**RECORDED DATA:**
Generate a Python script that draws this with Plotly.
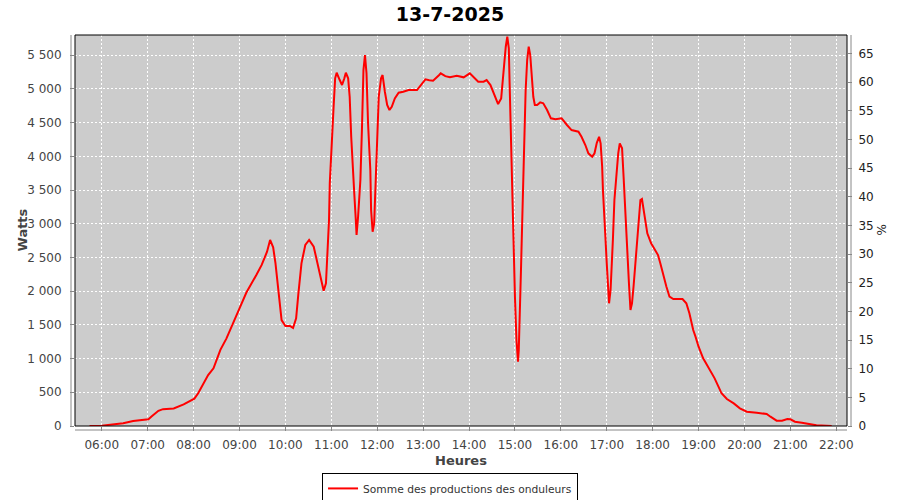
import plotly.graph_objects as go

DAY = "2025-07-13"
times = ["05:44","06:00","06:11","06:28","06:41","06:50","07:01","07:05","07:14","07:20","07:34","07:47","07:55",
         "08:01","08:06","08:14","08:19","08:26","08:35","08:43","08:52","09:01","09:09","09:16","09:22","09:29",
         "09:36","09:40","09:44","09:47","09:51","09:55","10:00","10:06","10:10","10:14","10:17","10:21","10:26",
         "10:31","10:37","10:41","10:45","10:50","10:53","10:55","10:57","10:58","11:00","11:03","11:05","11:07",
         "11:11","11:14","11:17","11:19","11:22","11:24","11:26","11:28","11:30","11:32","11:33","11:35","11:38",
         "11:40","11:42","11:44","11:46","11:48","11:51","11:52","11:54","11:56","11:58","12:00","12:02","12:05",
         "12:07","12:10","12:13","12:16","12:19","12:23","12:28","12:34","12:41","12:52","12:57","13:03","13:08",
         "13:13","13:21","13:23","13:29","13:35","13:44","13:53","14:01","14:06","14:12","14:19","14:23","14:28",
         "14:32","14:36","14:38","14:42","14:44","14:46","14:48","14:50","14:52","14:53","14:55","14:57","14:58",
         "15:00","15:02","15:04","15:05","15:07","15:08","15:10","15:12","15:14","15:16","15:18","15:20","15:22",
         "15:24","15:26","15:29","15:33","15:37","15:42","15:47","15:53","16:01","16:08","16:14","16:23","16:27",
         "16:32","16:36","16:41","16:44","16:47","16:50","16:52","16:54","16:55","16:56","16:58","17:00","17:02",
         "17:03","17:05","17:06","17:08","17:10","17:13","17:15","17:17","17:20","17:22","17:24","17:27","17:29",
         "17:31","17:33","17:35","17:37","17:40","17:42","17:44","17:46","17:48","17:50","17:53","17:58","18:02",
         "18:07","18:10","18:14","18:18","18:22","18:27","18:39","18:44","18:48","18:53","18:56","19:00","19:06",
         "19:11","19:15","19:21","19:26","19:30","19:37","19:46","19:54","20:03","20:16","20:29","20:34","20:42",
         "20:49","20:56","21:00","21:06","21:15","21:26","21:34","21:54"]
watts = [0,5,20,40,75,90,100,140,225,250,260,320,375,
         405,485,660,755,855,1130,1300,1525,1770,1980,2115,2240,2390,
         2585,2760,2650,2415,1995,1570,1483,1483,1453,1597,1968,2413,2685,
         2760,2660,2462,2215,2007,2117,2560,3055,3600,4143,4736,5157,5240,
         5132,5058,5157,5240,5157,4884,4291,3748,3451,3056,2833,3105,3649,
         4390,5280,5503,5231,4490,3797,3204,2882,3006,3649,4390,4884,5157,
         5206,4958,4761,4687,4736,4860,4944,4958,4984,4984,5058,5142,5130,
         5122,5206,5231,5190,5172,5196,5172,5231,5181,5107,5107,5132,5058,
         4935,4810,4776,4860,5132,5380,5626,5774,5602,5100,4193,3105,2512,
         1918,1276,954,1127,1770,2363,3253,4390,4984,5429,5626,5503,5181,
         4884,4761,4761,4800,4786,4687,4564,4549,4564,4465,4390,4366,4291,
         4168,4045,3995,4045,4200,4291,4193,3846,3500,3204,2858,2413,2066,
         1820,2017,2363,2759,3352,3797,4045,4193,4119,3698,3204,2610,2117,
         1721,1820,2066,2363,2759,3105,3352,3367,3204,3056,2858,2710,2636,
         2536,2413,2215,2066,1918,1884,1884,1820,1672,1424,1325,1176,1004,
         905,805,707,583,485,400,336,262,212,198,178,138,79,
         79,104,99,64,49,25,10,0]

series_name = "Somme des productions des onduleurs"
title_text = "13-7-2025"
x_title = "Heures"
y_title = "Watts"
y2_title = "%"
watt_range = [0, 5800]
pct_range = [0, 68.2]
x_range = [DAY + " 05:25", DAY + " 22:14"]

xs = [DAY + " " + t for t in times]

fig = go.Figure()
fig.add_trace(go.Scatter(x=xs, y=watts, mode="lines", name=series_name,
                         line=dict(color="#FF0000", width=2)))
fig.add_trace(go.Scatter(x=[xs[0]], y=[None], yaxis="y2", showlegend=False, hoverinfo="skip"))

tickfont = dict(family="DejaVu Sans", size=12, color="#444444")
fig.update_layout(
    width=900, height=500,
    margin=dict(l=75, r=53, t=35, b=74, autoexpand=False),
    paper_bgcolor="white", plot_bgcolor="#CCCCCC",
    separators=", ",
    title=dict(text="<b>" + title_text + "</b>", x=0.5, xanchor="center", y=0.972, yanchor="middle",
               font=dict(family="DejaVu Sans", size=19, color="black")),
    xaxis=dict(type="date", range=x_range, dtick=3600000, tickformat="%H:%M",
               tick0=DAY + " 00:00", automargin=False,
               showgrid=True, gridcolor="white", griddash="2px,2px", gridwidth=1,
               ticks="outside", ticklen=4, tickcolor="#888888", ticklabelstandoff=4,
               tickfont=tickfont, showline=False, zeroline=False),
    yaxis=dict(range=watt_range, dtick=500, tickformat=",.0f", automargin=False,
               showgrid=True, gridcolor="white", griddash="2px,2px", gridwidth=1,
               ticks="outside", ticklen=4, tickcolor="#888888", ticklabelstandoff=6,
               tickfont=tickfont, showline=False, zeroline=False),
    yaxis2=dict(range=pct_range, dtick=5, overlaying="y", side="right", automargin=False,
                showgrid=False, zeroline=False, showline=False,
                ticks="outside", ticklen=4, tickcolor="#888888", ticklabelstandoff=4,
                tickfont=dict(family="DejaVu Sans", size=12, color="#222222")),
    annotations=[
        dict(text="<b>" + x_title + "</b>", xref="paper", yref="paper", x=0.5, y=0,
             xanchor="center", yanchor="middle", yshift=-34, showarrow=False,
             font=dict(family="DejaVu Sans", size=13, color="#444444")),
        dict(text="<b>" + y_title + "</b>", xref="paper", yref="paper", x=0, y=0.5,
             xanchor="center", yanchor="middle", xshift=-53, textangle=-90, showarrow=False,
             font=dict(family="DejaVu Sans", size=13, color="#444444")),
        dict(text=y2_title, xref="paper", yref="paper", x=1, y=0.5,
             xanchor="center", yanchor="middle", xshift=34, textangle=-90, showarrow=False,
             font=dict(family="DejaVu Sans", size=12, color="#222222")),
    ],
    legend=dict(orientation="h", x=0.4858, xanchor="center", y=-0.12, yanchor="top",
                bgcolor="white", bordercolor="black", borderwidth=1, itemwidth=30,
                font=dict(family="DejaVu Sans", size=10.7, color="#333333")),
    shapes=[
        dict(type="rect", xref="paper", yref="paper", x0=0, x1=1, y0=0, y1=1,
             line=dict(color="black", width=1), layer="above"),
        dict(type="line", xref="paper", yref="paper", xsizemode="pixel", xanchor=0,
             x0=-4, x1=-4, y0=0, y1=1, line=dict(color="#888888", width=1)),
        dict(type="line", xref="paper", yref="paper", xsizemode="pixel", xanchor=1,
             x0=4, x1=4, y0=0, y1=1, line=dict(color="#888888", width=1)),
        dict(type="line", xref="paper", yref="paper", ysizemode="pixel", yanchor=0,
             y0=-4, y1=-4, x0=0, x1=1, line=dict(color="#888888", width=1)),
    ],
)

fig.write_html("out.html", config={"displayModeBar": False},
               post_script="document.body.style.margin='0';document.body.style.overflow='hidden';")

**YOUR OBJECTIVE:**
Reproduce the material word for word. Any pictures should be left out of the copy.

**WRITTEN ANSWER:**
Generate a Python script that draws this with Plotly.
import plotly.graph_objects as go

DAY = "2025-07-13"
times = ["05:44","06:00","06:11","06:28","06:41","06:50","07:01","07:05","07:14","07:20","07:34","07:47","07:55",
         "08:01","08:06","08:14","08:19","08:26","08:35","08:43","08:52","09:01","09:09","09:16","09:22","09:29",
         "09:36","09:40","09:44","09:47","09:51","09:55","10:00","10:06","10:10","10:14","10:17","10:21","10:26",
         "10:31","10:37","10:41","10:45","10:50","10:53","10:55","10:57","10:58","11:00","11:03","11:05","11:07",
         "11:11","11:14","11:17","11:19","11:22","11:24","11:26","11:28","11:30","11:32","11:33","11:35","11:38",
         "11:40","11:42","11:44","11:46","11:48","11:51","11:52","11:54","11:56","11:58","12:00","12:02","12:05",
         "12:07","12:10","12:13","12:16","12:19","12:23","12:28","12:34","12:41","12:52","12:57","13:03","13:08",
         "13:13","13:21","13:23","13:29","13:35","13:44","13:53","14:01","14:06","14:12","14:19","14:23","14:28",
         "14:32","14:36","14:38","14:42","14:44","14:46","14:48","14:50","14:52","14:53","14:55","14:57","14:58",
         "15:00","15:02","15:04","15:05","15:07","15:08","15:10","15:12","15:14","15:16","15:18","15:20","15:22",
         "15:24","15:26","15:29","15:33","15:37","15:42","15:47","15:53","16:01","16:08","16:14","16:23","16:27",
         "16:32","16:36","16:41","16:44","16:47","16:50","16:52","16:54","16:55","16:56","16:58","17:00","17:02",
         "17:03","17:05","17:06","17:08","17:10","17:13","17:15","17:17","17:20","17:22","17:24","17:27","17:29",
         "17:31","17:33","17:35","17:37","17:40","17:42","17:44","17:46","17:48","17:50","17:53","17:58","18:02",
         "18:07","18:10","18:14","18:18","18:22","18:27","18:39","18:44","18:48","18:53","18:56","19:00","19:06",
         "19:11","19:15","19:21","19:26","19:30","19:37","19:46","19:54","20:03","20:16","20:29","20:34","20:42",
         "20:49","20:56","21:00","21:06","21:15","21:26","21:34","21:54"]
watts = [0,5,20,40,75,90,100,140,225,250,260,320,375,
         405,485,660,755,855,1130,1300,1525,1770,1980,2115,2240,2390,
         2585,2760,2650,2415,1995,1570,1483,1483,1453,1597,1968,2413,2685,
         2760,2660,2462,2215,2007,2117,2560,3055,3600,4143,4736,5157,5240,
         5132,5058,5157,5240,5157,4884,4291,3748,3451,3056,2833,3105,3649,
         4390,5280,5503,5231,4490,3797,3204,2882,3006,3649,4390,4884,5157,
         5206,4958,4761,4687,4736,4860,4944,4958,4984,4984,5058,5142,5130,
         5122,5206,5231,5190,5172,5196,5172,5231,5181,5107,5107,5132,5058,
         4935,4810,4776,4860,5132,5380,5626,5774,5602,5100,4193,3105,2512,
         1918,1276,954,1127,1770,2363,3253,4390,4984,5429,5626,5503,5181,
         4884,4761,4761,4800,4786,4687,4564,4549,4564,4465,4390,4366,4291,
         4168,4045,3995,4045,4200,4291,4193,3846,3500,3204,2858,2413,2066,
         1820,2017,2363,2759,3352,3797,4045,4193,4119,3698,3204,2610,2117,
         1721,1820,2066,2363,2759,3105,3352,3367,3204,3056,2858,2710,2636,
         2536,2413,2215,2066,1918,1884,1884,1820,1672,1424,1325,1176,1004,
         905,805,707,583,485,400,336,262,212,198,178,138,79,
         79,104,99,64,49,25,10,0]

series_name = "Somme des productions des onduleurs"
title_text = "13-7-2025"
x_title = "Heures"
y_title = "Watts"
y2_title = "%"
watt_range = [0, 5800]
pct_range = [0, 68.2]
x_range = [DAY + " 05:25", DAY + " 22:14"]

xs = [DAY + " " + t for t in times]

fig = go.Figure()
fig.add_trace(go.Scatter(x=xs, y=watts, mode="lines", name=series_name,
                         line=dict(color="#FF0000", width=2)))
fig.add_trace(go.Scatter(x=[xs[0]], y=[None], yaxis="y2", showlegend=False, hoverinfo="skip"))

tickfont = dict(family="DejaVu Sans", size=12, color="#444444")
fig.update_layout(
    width=900, height=500,
    margin=dict(l=75, r=53, t=35, b=74, autoexpand=False),
    paper_bgcolor="white", plot_bgcolor="#CCCCCC",
    separators=", ",
    title=dict(text="<b>" + title_text + "</b>", x=0.5, xanchor="center", y=0.972, yanchor="middle",
               font=dict(family="DejaVu Sans", size=19, color="black")),
    xaxis=dict(type="date", range=x_range, dtick=3600000, tickformat="%H:%M",
               tick0=DAY + " 00:00", automargin=False,
               showgrid=True, gridcolor="white", griddash="2px,2px", gridwidth=1,
               ticks="outside", ticklen=4, tickcolor="#888888", ticklabelstandoff=4,
               tickfont=tickfont, showline=False, zeroline=False),
    yaxis=dict(range=watt_range, dtick=500, tickformat=",.0f", automargin=False,
               showgrid=True, gridcolor="white", griddash="2px,2px", gridwidth=1,
               ticks="outside", ticklen=4, tickcolor="#888888", ticklabelstandoff=6,
               tickfont=tickfont, showline=False, zeroline=False),
    yaxis2=dict(range=pct_range, dtick=5, overlaying="y", side="right", automargin=False,
                showgrid=False, zeroline=False, showline=False,
                ticks="outside", ticklen=4, tickcolor="#888888", ticklabelstandoff=4,
                tickfont=dict(family="DejaVu Sans", size=12, color="#222222")),
    annotations=[
        dict(text="<b>" + x_title + "</b>", xref="paper", yref="paper", x=0.5, y=0,
             xanchor="center", yanchor="middle", yshift=-34, showarrow=False,
             font=dict(family="DejaVu Sans", size=13, color="#444444")),
        dict(text="<b>" + y_title + "</b>", xref="paper", yref="paper", x=0, y=0.5,
             xanchor="center", yanchor="middle", xshift=-53, textangle=-90, showarrow=False,
             font=dict(family="DejaVu Sans", size=13, color="#444444")),
        dict(text=y2_title, xref="paper", yref="paper", x=1, y=0.5,
             xanchor="center", yanchor="middle", xshift=34, textangle=-90, showarrow=False,
             font=dict(family="DejaVu Sans", size=12, color="#222222")),
    ],
    legend=dict(orientation="h", x=0.4858, xanchor="center", y=-0.12, yanchor="top",
                bgcolor="white", bordercolor="black", borderwidth=1, itemwidth=30,
                font=dict(family="DejaVu Sans", size=10.7, color="#333333")),
    shapes=[
        dict(type="rect", xref="paper", yref="paper", x0=0, x1=1, y0=0, y1=1,
             line=dict(color="black", width=1), layer="above"),
        dict(type="line", xref="paper", yref="paper", xsizemode="pixel", xanchor=0,
             x0=-4, x1=-4, y0=0, y1=1, line=dict(color="#888888", width=1)),
        dict(type="line", xref="paper", yref="paper", xsizemode="pixel", xanchor=1,
             x0=4, x1=4, y0=0, y1=1, line=dict(color="#888888", width=1)),
        dict(type="line", xref="paper", yref="paper", ysizemode="pixel", yanchor=0,
             y0=-4, y1=-4, x0=0, x1=1, line=dict(color="#888888", width=1)),
    ],
)

fig.write_html("out.html", config={"displayModeBar": False},
               post_script="document.body.style.margin='0';document.body.style.overflow='hidden';")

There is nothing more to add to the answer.